Grandpa carefully ran his fingers over Mimic’s beaded skin. “I’ve never seen the like of it before.”
Mimic waved his good wing, catching its claws in my sleeve. I unhooked him, only to have him snag my sleeve again. I knew this time that he did it on purpose.
“He wants to live, Grandpa. Don’t give up,” I begged. “Maybe the bumps will come off. Maybe the eagle dropped him on his head—”
Grandpa rested a hand on my shoulder. “Ri, your heart is too big.” He held his free hand a couple of inches over Mimic. “I can feel it burning up without touching him. We must free it of its pain.”
“He
ate
,” I said, trying to put it like a healer, not a child. “Most of two fishes, and a meat patty. He kept them down, and all the water I could give him.” But Grandpa was shaking his head.

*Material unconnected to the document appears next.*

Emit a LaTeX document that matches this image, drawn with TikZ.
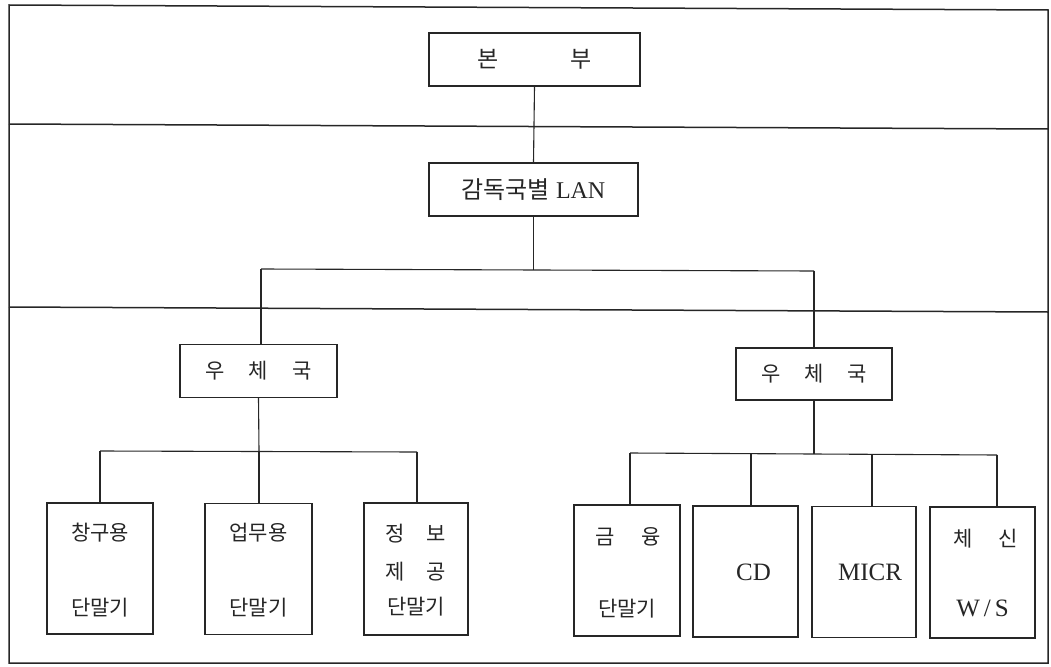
\documentclass[tikz,border=0pt]{standalone}
\usepackage{fontspec}
\setmainfont{Liberation Serif}
\newfontfamily\kr{Noto Sans CJK KR}
\begin{document}
\begin{tikzpicture}[x=1pt,y=-1pt,
  frameline/.style={line width=1.5pt,draw=black!85},
  boxnode/.style={draw=black!85,line width=1.4pt,inner sep=0pt,fill=white},
  conn/.style={draw=black!85,line width=1.1pt},
  lbl/.style={inner sep=0pt,font=\kr\fontsize{21pt}{24pt}\selectfont,text=black!85},
  lat/.style={inner sep=0pt,font=\fontsize{25pt}{28pt}\selectfont,text=black!85}]
\useasboundingbox (0,0) rectangle (1051,666);
% frame and bands
\draw[frameline] (9,5) -- (1048,10) -- (1048,663) -- (9,663) -- cycle;
\coordinate (l1a) at (9,124);  \coordinate (l1b) at (1048,129);
\coordinate (l2a) at (9,307);  \coordinate (l2b) at (1048,312);
\draw[frameline] (l1a) -- (l1b);
\draw[frameline] (l2a) -- (l2b);
% top boxes
\node[boxnode,minimum width=211pt,minimum height=53pt] (hq) at (534.5,59.5) {};
\node[lbl,font=\kr\fontsize{23pt}{26pt}\selectfont] (hqt) at (hq.center) {본\hspace{72pt}부};
\node[boxnode,minimum width=209pt,minimum height=53pt] (lan) at (533.5,189.5) {};
\node[inner sep=0pt,text=black!85,font=\fontsize{24pt}{27pt}\selectfont] (lant) at (lan.center) {{\kr 감독국별} LAN};
% post offices
\node[boxnode,minimum width=157pt,minimum height=53pt] (po1) at (258.5,371) {};
\node[lbl] (po1t) at (po1.center) {우\hspace{24pt}체\hspace{24pt}국};
\node[boxnode,minimum width=156pt,minimum height=52pt] (po2) at (814,374) {};
\node[lbl] (po2t) at (po2.center) {우\hspace{24pt}체\hspace{24pt}국};
% terminals left
\node[boxnode,minimum width=106pt,minimum height=131pt] (t1) at (100,568.5) {};
\node[boxnode,minimum width=107pt,minimum height=131pt] (t2) at (258.5,569) {};
\node[boxnode,minimum width=104pt,minimum height=132pt] (t3) at (416,569) {};
% terminals right
\node[boxnode,minimum width=106pt,minimum height=131pt] (f1) at (627,570.5) {};
\node[boxnode,minimum width=105pt,minimum height=131pt] (f2) at (745.5,571.5) {};
\node[boxnode,minimum width=104pt,minimum height=131pt] (f3) at (864,572) {};
\node[boxnode,minimum width=105pt,minimum height=131pt] (f4) at (982.5,572.5) {};
% labels (yshift is in canvas units: positive = up)
\node[lbl] (t1a) at ([yshift=36pt]t1.center) {창구용};
\node[lbl] (t1b) at ([yshift=-39pt]t1.center) {단말기};
\node[lbl] (t2a) at ([yshift=36pt]t2.center) {업무용};
\node[lbl] (t2b) at ([yshift=-39pt]t2.center) {단말기};
\node[lbl] (t3a) at ([yshift=35pt]t3.center) {정\hspace{22pt}보};
\node[lbl] (t3b) at ([yshift=-3pt]t3.center) {제\hspace{22pt}공};
\node[lbl] (t3c) at ([yshift=-38pt]t3.center) {단말기};
\node[lbl] (f1a) at ([xshift=1pt,yshift=34pt]f1.center) {금\hspace{27pt}융};
\node[lbl] (f1b) at ([yshift=-38pt]f1.center) {단말기};
\node[lat] (f2t) at ([xshift=8pt,yshift=-1pt]f2.center) {CD};
\node[lat] (f3t) at ([xshift=6pt,yshift=0pt]f3.center) {MICR};
\node[lbl] (f4a) at ([xshift=3pt,yshift=34pt]f4.center) {체\hspace{25pt}신};
\node[lat] (f4b) at ([yshift=-36pt]f4.center) {W\kern4pt/\kern4pt S};
% connectors
\draw[conn] (hq.south) -- (lan.north);
\coordinate (busA) at (lan.south |- 0,270);
\coordinate (busL) at (261,269);
\coordinate (busR) at (814,271);
\draw[conn] (lan.south) -- (busA);
\draw[conn] (busL) -- (busR);
\draw[conn] (busL) -- (busL |- po1.north);
\draw[conn] (busR) -- (busR |- po2.north);
% left group
\coordinate (lb1) at (100,451);
\coordinate (lb2) at (259,451);
\coordinate (lb3) at (417,452);
\draw[conn] (po1.south) -- (lb2);
\draw[conn] (lb1) -- (lb3);
\draw[conn] (lb1) -- (lb1 |- t1.north);
\draw[conn] (lb2) -- (lb2 |- t2.north);
\draw[conn] (lb3) -- (lb3 |- t3.north);
% right group
\coordinate (rb1) at (630,453);
\coordinate (rb2) at (751,454);
\coordinate (rb3) at (872,454);
\coordinate (rb4) at (997,455);
\draw[conn] (po2.south) -- (po2.south |- rb2);
\draw[conn] (rb1) -- (rb4);
\draw[conn] (rb1) -- (rb1 |- f1.north);
\draw[conn] (rb2) -- (rb2 |- f2.north);
\draw[conn] (rb3) -- (rb3 |- f3.north);
\draw[conn] (rb4) -- (rb4 |- f4.north);
\end{tikzpicture}
\end{document}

Mimic looked at me. He was depending on
me
.
I remembered something Grandfather had done twice that I had witnessed. “A cold bath,” I said, excited. “Twice when people have been really feverish you put them in the river and kept them there. You said it was a risk, but their fevers broke.”
“Ri, this is a
lizard.
” Grandfather took my hands. “Humans carry heat with them. Lizards don’t. The river will kill him. I only dared try such a cure with young people who were otherwise healthy.”
I pulled out of his grip. “I’ll keep Mimic with me tonight,” I said, getting one of Grandfather’s flat baskets. I thought Mimic would like it better than my harness for the short walk home. “He’s stronger than you think. You’ll see.” I set a few rags in the basket to make it softer and carefully put my lizard inside.
“Very well,” Grandpa said gruffly. “This is a thing you must learn on your own. If Mimic lives until morning—which I doubt—maybe you will see fit to do the merciful thing then.”
I shouldered my pack, picked up Mimic’s basket, and went home.
Mother only rolled up her eyes when she saw what I carried. She was used to my habit of bringing home sick or injured creatures. “Clean up, and put
that
in your room. It is not eating with us,” she ordered me.
I took Mimic up the ladder one-handed. Once inside my little room, I replaced the rags in the basket with wool and set the nest beside a bowl of water. When I returned after supper with a dish of minced chicken, I found him half out of his bed. He lay over the rim of the basket, supporting himself on his good wing.
I knelt. “Didn’t I tell you to stay put?” I asked. I slid my hands under him.
Mimic was burning hot. His eyes were glassy and he’d drunk all of his water. Carefully I set him back inside the
basket. “Now stay there,” I told him. “Let the basket hold up your splinted wing, so you don’t have to. And relax!”
I filled his water bowl. He drank, but he refused the chicken and the cold meat patty I stole when no one was looking. I even let Peng try to feed him, but Mimic refused to eat. When Peng gave up in disgust and stomped back to his attic room, Mimic went to sleep, his bumpy head propped against my hand.
I left the food next to the basket, filled the water bowl again, then changed to my nightshirt. I was asleep the moment I pulled up the covers. Healing was hard, and harder still when it looked as if my patient would not live.
A sound in the night woke me. I waited, blinking, not sure what it was, until it was repeated. It was a dry, rasping noise. Pa had sounded louder but much the same when he’d been so sick last winter.